■ Exercise aim: Output nothing but the lines from the one with "What React, TypeScript" through the one with "const xTicks = [0, 1, 2, 3, 4, 5, 6];", including both. Leave the pictures out of the copy.

──────── Dataset records ────────

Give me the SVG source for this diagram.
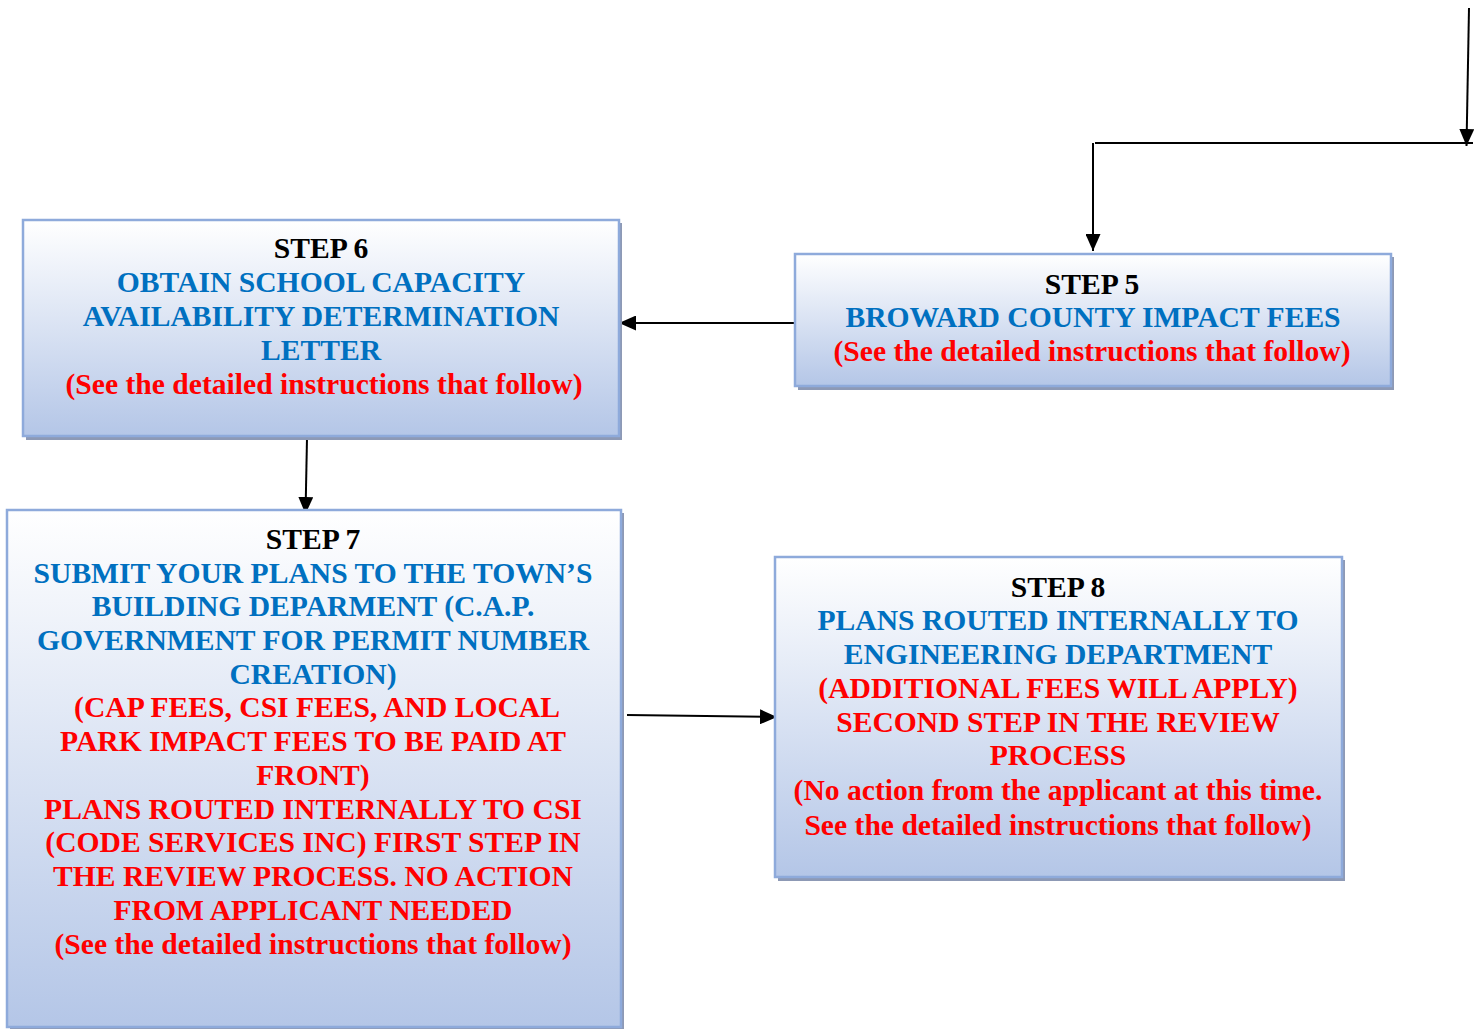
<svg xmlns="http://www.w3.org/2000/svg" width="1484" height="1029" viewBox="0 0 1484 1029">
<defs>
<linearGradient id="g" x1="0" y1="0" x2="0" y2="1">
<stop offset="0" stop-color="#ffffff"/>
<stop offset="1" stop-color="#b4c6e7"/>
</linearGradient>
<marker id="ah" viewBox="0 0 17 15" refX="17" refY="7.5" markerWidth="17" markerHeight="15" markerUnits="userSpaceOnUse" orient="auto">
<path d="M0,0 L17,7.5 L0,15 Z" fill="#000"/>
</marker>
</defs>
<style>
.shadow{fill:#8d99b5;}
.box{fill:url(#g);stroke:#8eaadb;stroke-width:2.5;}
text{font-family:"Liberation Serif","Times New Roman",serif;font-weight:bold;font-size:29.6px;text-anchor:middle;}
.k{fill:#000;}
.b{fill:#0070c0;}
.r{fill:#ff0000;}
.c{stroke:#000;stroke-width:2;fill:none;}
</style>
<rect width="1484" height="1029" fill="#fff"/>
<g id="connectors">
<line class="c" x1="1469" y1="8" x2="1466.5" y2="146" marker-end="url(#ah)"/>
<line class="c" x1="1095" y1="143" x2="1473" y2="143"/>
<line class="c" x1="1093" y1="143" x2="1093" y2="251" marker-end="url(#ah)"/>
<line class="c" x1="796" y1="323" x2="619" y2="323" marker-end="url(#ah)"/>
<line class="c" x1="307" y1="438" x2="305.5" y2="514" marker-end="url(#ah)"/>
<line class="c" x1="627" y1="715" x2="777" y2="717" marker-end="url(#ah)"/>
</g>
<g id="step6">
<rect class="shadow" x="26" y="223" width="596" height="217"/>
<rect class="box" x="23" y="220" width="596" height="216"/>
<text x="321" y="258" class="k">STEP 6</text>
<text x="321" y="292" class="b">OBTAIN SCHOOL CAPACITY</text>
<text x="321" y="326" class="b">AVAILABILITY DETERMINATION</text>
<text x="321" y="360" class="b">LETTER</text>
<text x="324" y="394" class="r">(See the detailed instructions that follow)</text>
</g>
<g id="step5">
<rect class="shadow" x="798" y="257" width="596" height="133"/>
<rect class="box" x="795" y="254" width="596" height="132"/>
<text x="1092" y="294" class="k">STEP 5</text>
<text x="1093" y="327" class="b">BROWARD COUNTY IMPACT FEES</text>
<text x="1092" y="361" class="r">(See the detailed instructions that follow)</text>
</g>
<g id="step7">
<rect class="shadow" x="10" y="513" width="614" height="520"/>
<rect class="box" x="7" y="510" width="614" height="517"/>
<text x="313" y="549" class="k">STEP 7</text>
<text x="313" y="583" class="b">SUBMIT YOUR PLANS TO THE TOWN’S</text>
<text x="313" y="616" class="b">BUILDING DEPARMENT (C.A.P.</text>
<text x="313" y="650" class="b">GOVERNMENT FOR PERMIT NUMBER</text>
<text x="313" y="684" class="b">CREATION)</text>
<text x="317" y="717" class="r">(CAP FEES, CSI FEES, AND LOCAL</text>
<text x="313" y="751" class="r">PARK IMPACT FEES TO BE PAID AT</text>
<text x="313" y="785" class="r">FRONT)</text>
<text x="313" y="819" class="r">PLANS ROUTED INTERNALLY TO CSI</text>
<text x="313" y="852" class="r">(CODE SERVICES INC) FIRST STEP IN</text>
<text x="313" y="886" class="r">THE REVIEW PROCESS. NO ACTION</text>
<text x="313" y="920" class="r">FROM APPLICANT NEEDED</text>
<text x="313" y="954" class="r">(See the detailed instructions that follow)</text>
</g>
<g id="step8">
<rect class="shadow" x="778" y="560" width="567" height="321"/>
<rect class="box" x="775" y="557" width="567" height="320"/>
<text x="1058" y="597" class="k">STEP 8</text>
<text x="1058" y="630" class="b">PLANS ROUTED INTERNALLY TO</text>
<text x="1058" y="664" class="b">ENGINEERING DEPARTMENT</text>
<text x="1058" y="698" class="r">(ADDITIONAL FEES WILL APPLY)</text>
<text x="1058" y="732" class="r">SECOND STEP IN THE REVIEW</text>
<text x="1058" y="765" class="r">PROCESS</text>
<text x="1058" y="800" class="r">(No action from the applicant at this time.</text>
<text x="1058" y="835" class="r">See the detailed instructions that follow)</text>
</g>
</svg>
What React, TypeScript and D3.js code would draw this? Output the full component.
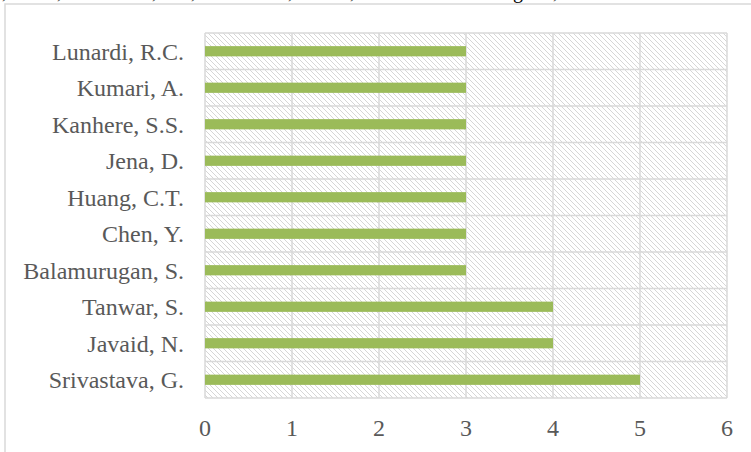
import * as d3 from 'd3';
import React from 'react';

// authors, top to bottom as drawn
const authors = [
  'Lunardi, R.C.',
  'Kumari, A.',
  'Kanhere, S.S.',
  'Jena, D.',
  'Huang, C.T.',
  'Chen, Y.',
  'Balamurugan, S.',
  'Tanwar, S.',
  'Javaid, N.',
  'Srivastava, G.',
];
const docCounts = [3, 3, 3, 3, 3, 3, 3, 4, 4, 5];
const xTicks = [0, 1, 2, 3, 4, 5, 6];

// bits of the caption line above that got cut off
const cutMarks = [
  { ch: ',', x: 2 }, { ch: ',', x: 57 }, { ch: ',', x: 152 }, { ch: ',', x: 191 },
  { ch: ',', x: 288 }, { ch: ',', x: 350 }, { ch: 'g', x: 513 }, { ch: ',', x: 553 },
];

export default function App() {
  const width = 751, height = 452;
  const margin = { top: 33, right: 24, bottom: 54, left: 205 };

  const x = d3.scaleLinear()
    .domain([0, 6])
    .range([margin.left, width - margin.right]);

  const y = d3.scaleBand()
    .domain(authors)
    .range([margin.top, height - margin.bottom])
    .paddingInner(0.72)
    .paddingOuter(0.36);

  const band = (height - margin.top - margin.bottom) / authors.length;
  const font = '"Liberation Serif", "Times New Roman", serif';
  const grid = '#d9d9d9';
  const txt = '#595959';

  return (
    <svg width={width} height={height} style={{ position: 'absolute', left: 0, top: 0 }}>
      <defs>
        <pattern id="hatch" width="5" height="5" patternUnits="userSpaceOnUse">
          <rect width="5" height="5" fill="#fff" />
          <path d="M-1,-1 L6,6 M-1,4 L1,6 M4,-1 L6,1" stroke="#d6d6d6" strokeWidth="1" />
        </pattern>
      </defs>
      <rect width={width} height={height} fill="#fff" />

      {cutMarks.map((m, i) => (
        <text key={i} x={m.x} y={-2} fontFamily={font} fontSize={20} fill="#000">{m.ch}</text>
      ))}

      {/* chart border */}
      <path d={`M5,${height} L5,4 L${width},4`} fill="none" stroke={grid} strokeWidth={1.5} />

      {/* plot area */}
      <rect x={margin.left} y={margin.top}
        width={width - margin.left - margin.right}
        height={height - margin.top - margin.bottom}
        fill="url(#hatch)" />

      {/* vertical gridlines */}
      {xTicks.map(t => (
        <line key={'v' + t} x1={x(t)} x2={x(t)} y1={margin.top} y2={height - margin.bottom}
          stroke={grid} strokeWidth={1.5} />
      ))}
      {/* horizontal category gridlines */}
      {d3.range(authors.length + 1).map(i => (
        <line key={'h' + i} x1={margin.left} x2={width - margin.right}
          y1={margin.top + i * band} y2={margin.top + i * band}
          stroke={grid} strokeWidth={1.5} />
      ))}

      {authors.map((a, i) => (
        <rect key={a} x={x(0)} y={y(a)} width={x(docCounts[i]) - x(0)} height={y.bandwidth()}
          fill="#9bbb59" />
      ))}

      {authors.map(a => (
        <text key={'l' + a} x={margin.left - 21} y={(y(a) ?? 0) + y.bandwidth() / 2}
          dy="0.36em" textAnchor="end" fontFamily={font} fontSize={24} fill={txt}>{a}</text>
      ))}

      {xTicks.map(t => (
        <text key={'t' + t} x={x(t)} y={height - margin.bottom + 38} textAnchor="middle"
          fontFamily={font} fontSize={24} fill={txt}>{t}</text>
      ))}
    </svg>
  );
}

────────

■ Answer to this problem:
What React, TypeScript and D3.js code would draw this? Output the full component.
import * as d3 from 'd3';
import React from 'react';

// authors, top to bottom as drawn
const authors = [
  'Lunardi, R.C.',
  'Kumari, A.',
  'Kanhere, S.S.',
  'Jena, D.',
  'Huang, C.T.',
  'Chen, Y.',
  'Balamurugan, S.',
  'Tanwar, S.',
  'Javaid, N.',
  'Srivastava, G.',
];
const docCounts = [3, 3, 3, 3, 3, 3, 3, 4, 4, 5];
const xTicks = [0, 1, 2, 3, 4, 5, 6];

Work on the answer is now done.